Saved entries
>> begin

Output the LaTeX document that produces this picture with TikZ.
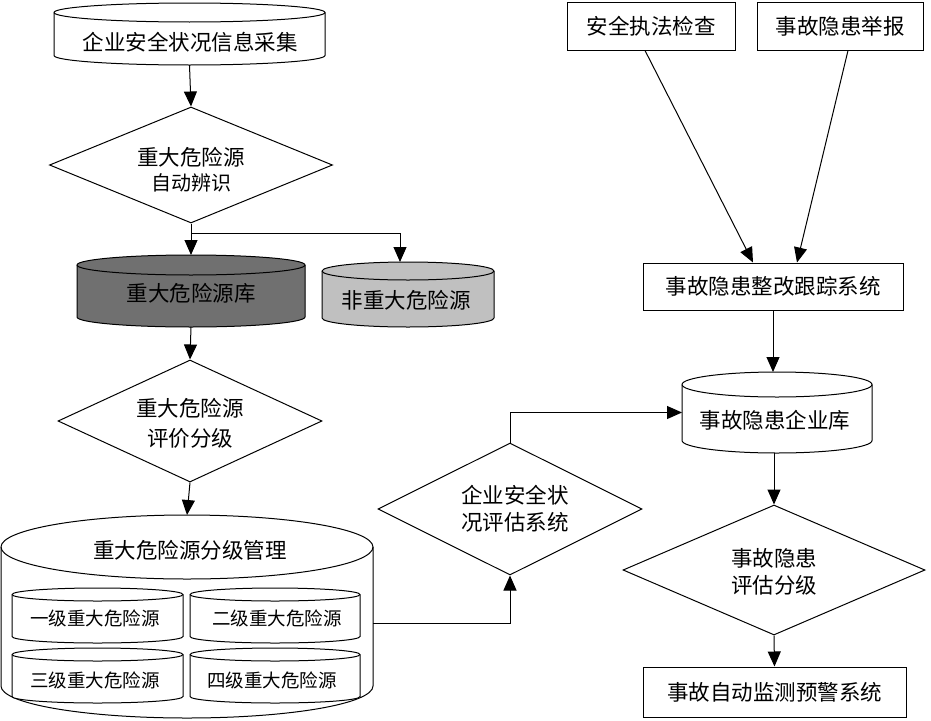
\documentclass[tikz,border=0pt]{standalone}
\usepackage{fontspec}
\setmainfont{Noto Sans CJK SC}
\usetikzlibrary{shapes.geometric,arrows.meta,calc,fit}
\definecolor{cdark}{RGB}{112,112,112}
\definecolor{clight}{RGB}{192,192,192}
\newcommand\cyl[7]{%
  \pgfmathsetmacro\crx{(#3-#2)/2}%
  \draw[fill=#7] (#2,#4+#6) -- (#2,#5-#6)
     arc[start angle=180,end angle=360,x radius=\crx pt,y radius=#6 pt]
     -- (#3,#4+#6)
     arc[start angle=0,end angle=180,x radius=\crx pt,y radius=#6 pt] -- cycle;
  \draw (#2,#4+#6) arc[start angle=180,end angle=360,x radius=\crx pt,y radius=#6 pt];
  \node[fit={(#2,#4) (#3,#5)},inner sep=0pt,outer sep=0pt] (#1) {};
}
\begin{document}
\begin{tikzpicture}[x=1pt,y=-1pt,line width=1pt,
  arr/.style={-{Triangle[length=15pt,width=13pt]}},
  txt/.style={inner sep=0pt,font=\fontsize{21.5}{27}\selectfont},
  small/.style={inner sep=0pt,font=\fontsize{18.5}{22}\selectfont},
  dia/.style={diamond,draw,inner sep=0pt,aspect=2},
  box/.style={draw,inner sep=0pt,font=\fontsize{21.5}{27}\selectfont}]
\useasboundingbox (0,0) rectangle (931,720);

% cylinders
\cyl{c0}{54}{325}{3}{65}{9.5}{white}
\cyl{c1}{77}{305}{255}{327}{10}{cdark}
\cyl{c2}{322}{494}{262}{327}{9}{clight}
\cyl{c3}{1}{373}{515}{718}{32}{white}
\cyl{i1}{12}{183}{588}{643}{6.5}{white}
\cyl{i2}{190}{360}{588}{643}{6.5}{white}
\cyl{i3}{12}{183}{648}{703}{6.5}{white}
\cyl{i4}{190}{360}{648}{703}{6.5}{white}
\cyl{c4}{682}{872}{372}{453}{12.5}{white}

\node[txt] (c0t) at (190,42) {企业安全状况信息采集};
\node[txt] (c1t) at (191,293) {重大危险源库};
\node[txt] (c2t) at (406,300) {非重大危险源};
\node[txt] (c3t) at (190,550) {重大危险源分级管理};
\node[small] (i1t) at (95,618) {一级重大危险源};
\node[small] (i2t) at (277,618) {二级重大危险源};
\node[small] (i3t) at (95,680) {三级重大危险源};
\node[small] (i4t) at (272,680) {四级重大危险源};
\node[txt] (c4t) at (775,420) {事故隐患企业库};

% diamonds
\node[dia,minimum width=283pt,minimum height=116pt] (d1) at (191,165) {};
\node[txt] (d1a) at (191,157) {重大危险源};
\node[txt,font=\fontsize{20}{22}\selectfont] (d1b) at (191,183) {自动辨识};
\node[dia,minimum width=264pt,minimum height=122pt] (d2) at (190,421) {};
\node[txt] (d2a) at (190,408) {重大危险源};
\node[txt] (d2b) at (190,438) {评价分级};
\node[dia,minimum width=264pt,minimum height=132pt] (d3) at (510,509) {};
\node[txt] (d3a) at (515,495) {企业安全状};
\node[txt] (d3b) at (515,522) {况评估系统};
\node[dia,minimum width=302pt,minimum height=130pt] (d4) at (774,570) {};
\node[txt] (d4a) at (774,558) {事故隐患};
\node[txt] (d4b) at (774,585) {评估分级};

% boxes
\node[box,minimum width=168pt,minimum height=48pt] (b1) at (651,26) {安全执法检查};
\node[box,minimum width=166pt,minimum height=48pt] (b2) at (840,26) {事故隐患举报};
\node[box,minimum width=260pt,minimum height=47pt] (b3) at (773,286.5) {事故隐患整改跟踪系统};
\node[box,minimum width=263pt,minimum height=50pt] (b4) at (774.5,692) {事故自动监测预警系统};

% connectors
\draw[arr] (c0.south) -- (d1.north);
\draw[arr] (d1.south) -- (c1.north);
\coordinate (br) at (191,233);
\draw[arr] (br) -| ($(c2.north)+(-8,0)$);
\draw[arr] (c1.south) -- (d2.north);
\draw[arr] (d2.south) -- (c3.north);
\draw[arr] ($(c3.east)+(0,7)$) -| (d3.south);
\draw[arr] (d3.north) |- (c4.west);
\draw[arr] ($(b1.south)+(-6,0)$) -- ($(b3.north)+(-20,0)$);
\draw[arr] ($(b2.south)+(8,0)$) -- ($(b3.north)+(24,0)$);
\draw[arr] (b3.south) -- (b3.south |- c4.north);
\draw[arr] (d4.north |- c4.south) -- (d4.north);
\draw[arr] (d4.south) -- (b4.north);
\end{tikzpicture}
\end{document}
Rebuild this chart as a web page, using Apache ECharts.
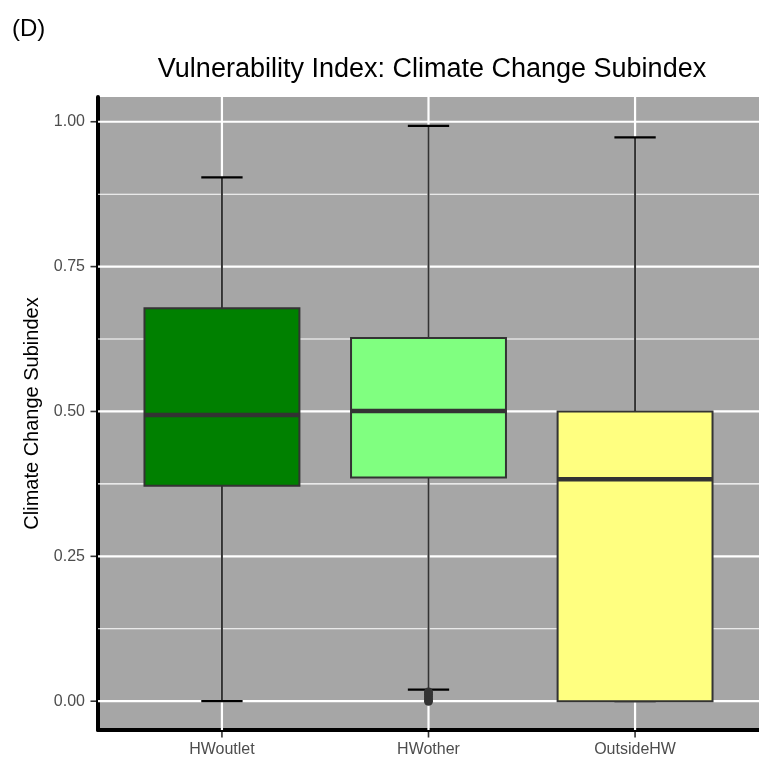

>> end
>> begin

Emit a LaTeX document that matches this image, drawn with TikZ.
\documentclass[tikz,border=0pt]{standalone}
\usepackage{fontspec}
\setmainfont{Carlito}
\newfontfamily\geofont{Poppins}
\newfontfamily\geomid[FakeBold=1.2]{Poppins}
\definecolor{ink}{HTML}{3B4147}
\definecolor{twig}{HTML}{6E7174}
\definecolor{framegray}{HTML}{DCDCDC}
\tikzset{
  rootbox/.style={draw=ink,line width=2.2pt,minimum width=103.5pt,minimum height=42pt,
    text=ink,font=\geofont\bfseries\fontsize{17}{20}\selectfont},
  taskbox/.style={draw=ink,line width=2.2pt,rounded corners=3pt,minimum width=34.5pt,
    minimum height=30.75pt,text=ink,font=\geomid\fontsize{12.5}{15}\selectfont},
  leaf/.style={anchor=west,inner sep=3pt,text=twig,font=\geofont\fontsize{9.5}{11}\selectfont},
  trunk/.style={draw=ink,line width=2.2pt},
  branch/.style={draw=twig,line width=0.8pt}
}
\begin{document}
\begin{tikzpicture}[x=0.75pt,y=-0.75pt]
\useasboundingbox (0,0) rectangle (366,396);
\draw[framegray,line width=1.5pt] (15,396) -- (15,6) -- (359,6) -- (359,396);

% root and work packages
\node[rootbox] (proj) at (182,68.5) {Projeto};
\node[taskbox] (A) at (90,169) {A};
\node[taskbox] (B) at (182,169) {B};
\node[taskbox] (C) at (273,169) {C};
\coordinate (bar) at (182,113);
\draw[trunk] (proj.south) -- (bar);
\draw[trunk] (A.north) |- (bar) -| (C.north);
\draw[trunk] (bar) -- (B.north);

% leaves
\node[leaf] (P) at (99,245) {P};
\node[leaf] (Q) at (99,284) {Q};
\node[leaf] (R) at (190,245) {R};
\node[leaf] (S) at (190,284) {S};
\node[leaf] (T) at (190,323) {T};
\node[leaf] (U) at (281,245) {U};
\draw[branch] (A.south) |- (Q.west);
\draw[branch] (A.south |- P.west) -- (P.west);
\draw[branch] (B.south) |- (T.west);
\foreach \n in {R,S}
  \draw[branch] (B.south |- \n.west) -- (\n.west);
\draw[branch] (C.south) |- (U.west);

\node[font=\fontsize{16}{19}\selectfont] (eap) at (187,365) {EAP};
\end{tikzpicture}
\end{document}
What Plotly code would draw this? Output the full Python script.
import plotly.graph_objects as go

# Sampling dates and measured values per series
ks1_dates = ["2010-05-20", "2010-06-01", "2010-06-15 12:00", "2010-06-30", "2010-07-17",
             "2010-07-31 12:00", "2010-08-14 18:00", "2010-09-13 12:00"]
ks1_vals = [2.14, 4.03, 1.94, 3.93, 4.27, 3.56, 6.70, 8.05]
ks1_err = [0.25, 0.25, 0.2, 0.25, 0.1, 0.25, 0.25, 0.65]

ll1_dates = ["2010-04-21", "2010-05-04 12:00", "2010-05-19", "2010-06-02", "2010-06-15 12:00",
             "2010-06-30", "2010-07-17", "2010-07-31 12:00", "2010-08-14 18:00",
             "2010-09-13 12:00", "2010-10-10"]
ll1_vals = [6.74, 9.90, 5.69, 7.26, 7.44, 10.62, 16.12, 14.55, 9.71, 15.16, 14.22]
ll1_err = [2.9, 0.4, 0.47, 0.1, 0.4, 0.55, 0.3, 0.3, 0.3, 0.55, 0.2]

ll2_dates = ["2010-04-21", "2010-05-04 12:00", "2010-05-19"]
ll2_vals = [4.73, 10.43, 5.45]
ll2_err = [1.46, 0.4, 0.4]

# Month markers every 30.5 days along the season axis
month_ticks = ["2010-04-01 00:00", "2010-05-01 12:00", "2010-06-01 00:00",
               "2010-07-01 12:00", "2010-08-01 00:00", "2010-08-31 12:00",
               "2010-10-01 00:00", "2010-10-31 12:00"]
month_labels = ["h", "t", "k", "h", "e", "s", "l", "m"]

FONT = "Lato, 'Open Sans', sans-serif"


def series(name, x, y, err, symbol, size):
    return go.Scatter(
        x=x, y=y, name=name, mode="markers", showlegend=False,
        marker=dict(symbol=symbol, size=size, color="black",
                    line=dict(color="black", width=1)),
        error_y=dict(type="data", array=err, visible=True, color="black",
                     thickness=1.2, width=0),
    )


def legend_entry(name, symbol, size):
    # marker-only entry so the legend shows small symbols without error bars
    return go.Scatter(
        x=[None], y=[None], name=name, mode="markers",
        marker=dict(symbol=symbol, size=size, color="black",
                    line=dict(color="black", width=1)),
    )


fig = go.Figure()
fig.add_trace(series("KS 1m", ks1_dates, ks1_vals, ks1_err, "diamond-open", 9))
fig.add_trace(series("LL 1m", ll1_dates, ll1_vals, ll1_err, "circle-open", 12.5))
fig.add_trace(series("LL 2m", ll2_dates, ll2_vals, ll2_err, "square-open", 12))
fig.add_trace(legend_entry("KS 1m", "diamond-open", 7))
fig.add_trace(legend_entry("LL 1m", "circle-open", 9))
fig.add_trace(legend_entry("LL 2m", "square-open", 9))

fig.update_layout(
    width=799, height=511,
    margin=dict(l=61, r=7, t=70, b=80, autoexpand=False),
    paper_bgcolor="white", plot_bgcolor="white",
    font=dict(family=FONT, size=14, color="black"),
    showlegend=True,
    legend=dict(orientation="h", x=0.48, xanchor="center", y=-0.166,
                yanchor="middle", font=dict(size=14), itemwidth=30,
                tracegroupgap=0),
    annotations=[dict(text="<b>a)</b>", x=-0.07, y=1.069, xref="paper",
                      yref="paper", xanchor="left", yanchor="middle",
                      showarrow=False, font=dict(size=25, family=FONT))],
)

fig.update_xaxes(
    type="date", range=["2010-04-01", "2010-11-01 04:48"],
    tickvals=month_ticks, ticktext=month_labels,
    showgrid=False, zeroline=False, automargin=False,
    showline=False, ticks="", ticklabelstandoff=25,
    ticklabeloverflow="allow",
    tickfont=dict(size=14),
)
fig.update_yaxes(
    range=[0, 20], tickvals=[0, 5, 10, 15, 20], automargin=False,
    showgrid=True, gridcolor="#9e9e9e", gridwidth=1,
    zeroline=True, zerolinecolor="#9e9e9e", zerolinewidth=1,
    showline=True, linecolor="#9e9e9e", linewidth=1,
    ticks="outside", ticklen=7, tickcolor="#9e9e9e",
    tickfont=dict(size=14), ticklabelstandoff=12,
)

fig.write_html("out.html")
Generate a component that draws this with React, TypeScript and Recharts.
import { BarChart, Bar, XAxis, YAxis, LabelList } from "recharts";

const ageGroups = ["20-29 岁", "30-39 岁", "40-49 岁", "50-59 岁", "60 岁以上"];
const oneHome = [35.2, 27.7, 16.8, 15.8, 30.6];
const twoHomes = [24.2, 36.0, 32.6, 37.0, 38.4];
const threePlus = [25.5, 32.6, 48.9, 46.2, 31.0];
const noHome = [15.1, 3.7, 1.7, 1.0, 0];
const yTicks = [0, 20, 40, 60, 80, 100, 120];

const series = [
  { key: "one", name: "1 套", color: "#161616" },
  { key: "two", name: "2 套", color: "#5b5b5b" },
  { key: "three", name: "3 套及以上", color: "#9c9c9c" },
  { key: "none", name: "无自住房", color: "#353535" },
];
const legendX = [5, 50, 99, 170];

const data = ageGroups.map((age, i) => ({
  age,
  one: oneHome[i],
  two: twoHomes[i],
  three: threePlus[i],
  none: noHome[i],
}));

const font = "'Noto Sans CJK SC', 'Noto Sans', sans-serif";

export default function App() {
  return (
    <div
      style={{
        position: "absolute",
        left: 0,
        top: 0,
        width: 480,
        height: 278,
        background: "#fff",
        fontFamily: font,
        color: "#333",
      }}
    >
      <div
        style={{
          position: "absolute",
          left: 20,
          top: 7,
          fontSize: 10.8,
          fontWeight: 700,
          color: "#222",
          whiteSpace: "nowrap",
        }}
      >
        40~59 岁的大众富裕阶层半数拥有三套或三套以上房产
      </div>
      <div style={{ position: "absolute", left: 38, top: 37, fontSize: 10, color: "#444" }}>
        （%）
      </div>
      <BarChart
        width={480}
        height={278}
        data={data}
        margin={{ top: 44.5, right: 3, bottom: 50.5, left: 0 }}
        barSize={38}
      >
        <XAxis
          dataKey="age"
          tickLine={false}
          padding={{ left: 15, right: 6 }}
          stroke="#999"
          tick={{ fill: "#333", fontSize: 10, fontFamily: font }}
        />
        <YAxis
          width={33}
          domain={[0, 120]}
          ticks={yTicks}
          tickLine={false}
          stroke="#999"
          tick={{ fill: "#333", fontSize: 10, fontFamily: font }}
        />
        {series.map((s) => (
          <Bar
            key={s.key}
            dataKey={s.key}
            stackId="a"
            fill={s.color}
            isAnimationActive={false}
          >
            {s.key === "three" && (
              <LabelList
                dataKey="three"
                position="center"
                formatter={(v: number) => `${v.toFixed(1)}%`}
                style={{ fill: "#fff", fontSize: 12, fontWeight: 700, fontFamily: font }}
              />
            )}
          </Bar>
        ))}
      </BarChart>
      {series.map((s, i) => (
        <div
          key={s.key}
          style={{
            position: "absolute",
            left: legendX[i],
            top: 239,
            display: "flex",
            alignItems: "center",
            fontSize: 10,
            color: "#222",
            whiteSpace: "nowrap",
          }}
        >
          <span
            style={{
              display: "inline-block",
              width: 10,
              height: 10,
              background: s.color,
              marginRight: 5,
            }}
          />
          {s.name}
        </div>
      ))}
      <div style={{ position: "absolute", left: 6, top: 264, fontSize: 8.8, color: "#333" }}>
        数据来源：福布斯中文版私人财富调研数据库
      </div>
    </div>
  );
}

>> end

Your goal
Give back, exactly as written, each line from the one that contains "Emit a LaTeX" through the one that contains "(359,6) -- (359,396);".

Result of the exercise
Emit a LaTeX document that matches this image, drawn with TikZ.
\documentclass[tikz,border=0pt]{standalone}
\usepackage{fontspec}
\setmainfont{Carlito}
\newfontfamily\geofont{Poppins}
\newfontfamily\geomid[FakeBold=1.2]{Poppins}
\definecolor{ink}{HTML}{3B4147}
\definecolor{twig}{HTML}{6E7174}
\definecolor{framegray}{HTML}{DCDCDC}
\tikzset{
  rootbox/.style={draw=ink,line width=2.2pt,minimum width=103.5pt,minimum height=42pt,
    text=ink,font=\geofont\bfseries\fontsize{17}{20}\selectfont},
  taskbox/.style={draw=ink,line width=2.2pt,rounded corners=3pt,minimum width=34.5pt,
    minimum height=30.75pt,text=ink,font=\geomid\fontsize{12.5}{15}\selectfont},
  leaf/.style={anchor=west,inner sep=3pt,text=twig,font=\geofont\fontsize{9.5}{11}\selectfont},
  trunk/.style={draw=ink,line width=2.2pt},
  branch/.style={draw=twig,line width=0.8pt}
}
\begin{document}
\begin{tikzpicture}[x=0.75pt,y=-0.75pt]
\useasboundingbox (0,0) rectangle (366,396);
\draw[framegray,line width=1.5pt] (15,396) -- (15,6) -- (359,6) -- (359,396);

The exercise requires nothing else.